耳の肥えた3人のレビュアーが注目のヘッドフォンを価格帯別に評価するバイヤーズガイド。前回までのインナーイヤー型に続き、今回からオーバーヘッドタイプを取り上げていこう。
その前に恒例「野村ケンジの一言アドバイスコーナー」。今回からしばらく、いまさら他人には聞けないヘッドフォンの基本について解説してもらおう。
――今回のテーマは、ヘッドフォン関連の記事でよく目にする「アラウンドイヤー型」という用語です。
野村氏: 「アラウンドイヤー型」というのは、ヘッドフォンの耳に接する部分「イヤーパッド」の形状を表す用語です。名称の通り、耳のまわりをぐるりと囲むタイプで、外の音が入りにくいという特長があります。ヘッドフォンでは標準的なスタイルですね。

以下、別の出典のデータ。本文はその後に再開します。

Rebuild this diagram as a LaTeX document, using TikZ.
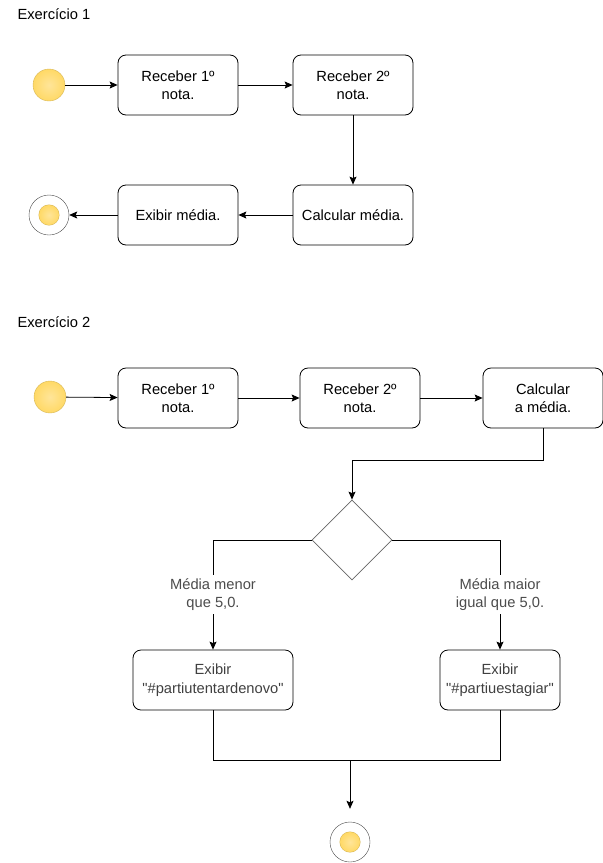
\documentclass[tikz,border=0pt]{standalone}
\usepackage{fontspec}
\setmainfont{Liberation Sans}
\newfontfamily\plainquote{Liberation Sans}
\newcommand{\qmark}{{\plainquote"}}
\usepackage{tikz}
\usetikzlibrary{arrows.meta,shapes.geometric}
\definecolor{startfill}{HTML}{FFE599}
\definecolor{startdark}{HTML}{FFD966}
\definecolor{startline}{HTML}{D6B656}

\begin{document}
\begin{tikzpicture}[x=1pt,y=-1pt]
\tikzset{vertex/.style = {shape=rectangle,draw,rounded corners=8pt,minimum width=120pt,minimum height=60pt,align=center,font=\fontsize{14.7}{18.5}\selectfont,line width=0.8pt}}
\tikzset{edge/.style = {->,> = {Stealth[length=8pt,width=7pt,inset=1.5pt]},line width=0.8pt}}
\tikzset{begin/.style = {shape=circle,draw=startline,inner color=startfill,outer color=startdark,minimum size=32pt,inner sep=0pt}}
\tikzset{finish/.style = {shape=circle,draw=black!70,fill=white,minimum size=40pt,inner sep=0pt,path picture={\fill[startline] (path picture bounding box.center) circle (10.5pt);\shade[inner color=startfill,outer color=startdark] (path picture bounding box.center) circle (10pt);}}}
\tikzset{choice/.style = {shape=diamond,draw=black!60,minimum size=80pt,inner sep=0pt,line width=0.8pt}}
\tikzset{title/.style = {anchor=west,font=\fontsize{14.7}{18.5}\selectfont}}
\tikzset{guard/.style = {fill=white,align=center,text=black!70,font=\fontsize{14.7}{18.5}\selectfont}}

\useasboundingbox (0,0) rectangle (603,863);

%Exercicio 1
\node[title] (t1) at (14,14) {Exercício 1};
\node[begin] (s1) at (49,85) {};
\node[vertex] (a) at (178,85) {Receber 1º\\nota.};
\node[vertex] (b) at (353,85) {Receber 2º\\nota.};
\node[vertex] (c) at (353,215) {Calcular média.};
\node[vertex] (d) at (178,215) {Exibir média.};
\node[finish] (e1) at (49,215) {};

\draw[edge] (s1) -- (a);
\draw[edge] (a) -- (b);
\draw[edge] (b) -- (c);
\draw[edge] (c) -- (d);
\draw[edge] (d) -- (e1);

%Exercicio 2
\node[title] (t2) at (14,322) {Exercício 2};
\node[begin] (s2) at (50,397) {};
\node[vertex] (f) at (178,398) {Receber 1º\\nota.};
\node[vertex] (g) at (360,398) {Receber 2º\\nota.};
\node[vertex] (h) at (543,398) {Calcular\\a média.};
\node[choice] (k) at (352,540) {};
\node[vertex,minimum width=160pt,text=black!75] (l) at (213,680) {Exibir\\\qmark\#partiutentardenovo\qmark};
\node[vertex,text=black!75] (m) at (500,680) {Exibir\\\qmark\#partiuestagiar\qmark};
\node[finish] (e2) at (350,842) {};
\coordinate (j) at (350,760);

\draw[edge] (s2) -- (f);
\draw[edge] (f) -- (g);
\draw[edge] (g) -- (h);
\draw[edge] (h.south) |- (352,460) -- (k.north);
\draw[edge] (k.west) -| node[guard,pos=0.75] {Média menor\\que 5,0.} (l.north);
\draw[edge] (k.east) -| node[guard,pos=0.75] {Média maior\\igual que 5,0.} (m.north);
\draw[line width=0.8pt] (l.south) |- (j) -| (m.south);
\draw[edge,shorten >=13pt] (j) -- (e2);

\end{tikzpicture}
\end{document}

そのメリットは、「音に集中できること」。外界の音をシャットアウトして音楽を聴く環境を整えてくれます。ドライバーの実力も発揮しやすく、長時間の装着でも圧迫感が少ないので快適です。
――デメリットは?
野村氏: どうしてもヘッドフォンのサイズが大きくなってしまうことでしょう。一方で「オンイヤー型」とい……
――次回は「オンイヤー型」を取り上げます。
そんな話好きな野村氏を含む今回のレビュアーは以下の3人だ。
3人が試聴したのは以下の4製品。実売価格は4月4日時点のAmazon販売価格(税込)を参照したが、今回は消費増税の影響か、あるいは売れすぎて価格変動があったのか、企画時より少しだけ値上がりして1万円を超えた機種があった。しかし、上のクラスに編入すると、このクラスが3機種と寂しくなってしまうので、予定通り掲載させていただく。ここは「ヤマハ『HPH-M82』は値上がりするほど人気らしい」と前向きに捉えていただけると幸いだ。
メーカー | 製品名 | 再生周波数帯域 | インピーダンス | 感度 | 実売価格 |
---|---|---|---|---|---|
オーディオテクニカ | ATH-WS55X | 10〜2万4000Hz | 48オーム | 100dB | 5890円 |
AKG | K404 | 15〜2万3000Hz | 32オーム | 110dB | 3572円 |
パイオニア | SE-MJ751 | 8〜2万8000Hz | 16オーム | 104dB | 4472円 |
ヤマハ | HPH-M82 | 20〜2万Hz | 46オーム | 105dB | 1万60円 |
オーディオテクニカ「SOLID BASS」(ソリッドベース)のエントリーモデルにあたる密閉型ヘッドフォン。先代「ATH-W55」より大きな53ミリ径ドライバーを搭載し、お得意の「エクストラチャンバーメカニズム」もリニューアル。空気のバネ性を最大限に高め、ダンピングの効いた伸びのある重低音を再生するという。
ヘッドバンドは、位置を選ばない無段階調整タイプ。左右のハウジングを90度回転させて平たく折りたためるため、鞄の中に入れてもあまり場所をとらない。ケーブルの長さはポータブルに適した1.2メートルだ。
いい意味で値段通りのサウンド。低域にフォーカス感があり、重低音も出ている。エントリーモデルのなかでは比較的良質なサウンドだと思う。今まで2000円〜3000円くらいのヘッドフォンを使っていた人の次なるステップとして価値ありです。
スイーベル機構を採用しているので、女性でも持ち歩きやすいけど、もっとコンパクトに折り畳めたらより好印象だったかも。高音域が出ているように感じられたが、4つ打ちのビートがとても似合う。打ち込みのサウンドもメリハリが利いていた。
低音寄りのサウンドバランスで、ズンズンと頭に響く「SOLID BASS」の音。装着感はやや固めな印象ながら、どの位置でも調整できるヘッドバンドは快適だ。全体的にプラスチック感はやや気になるものの、この価格帯であれば許容範囲か。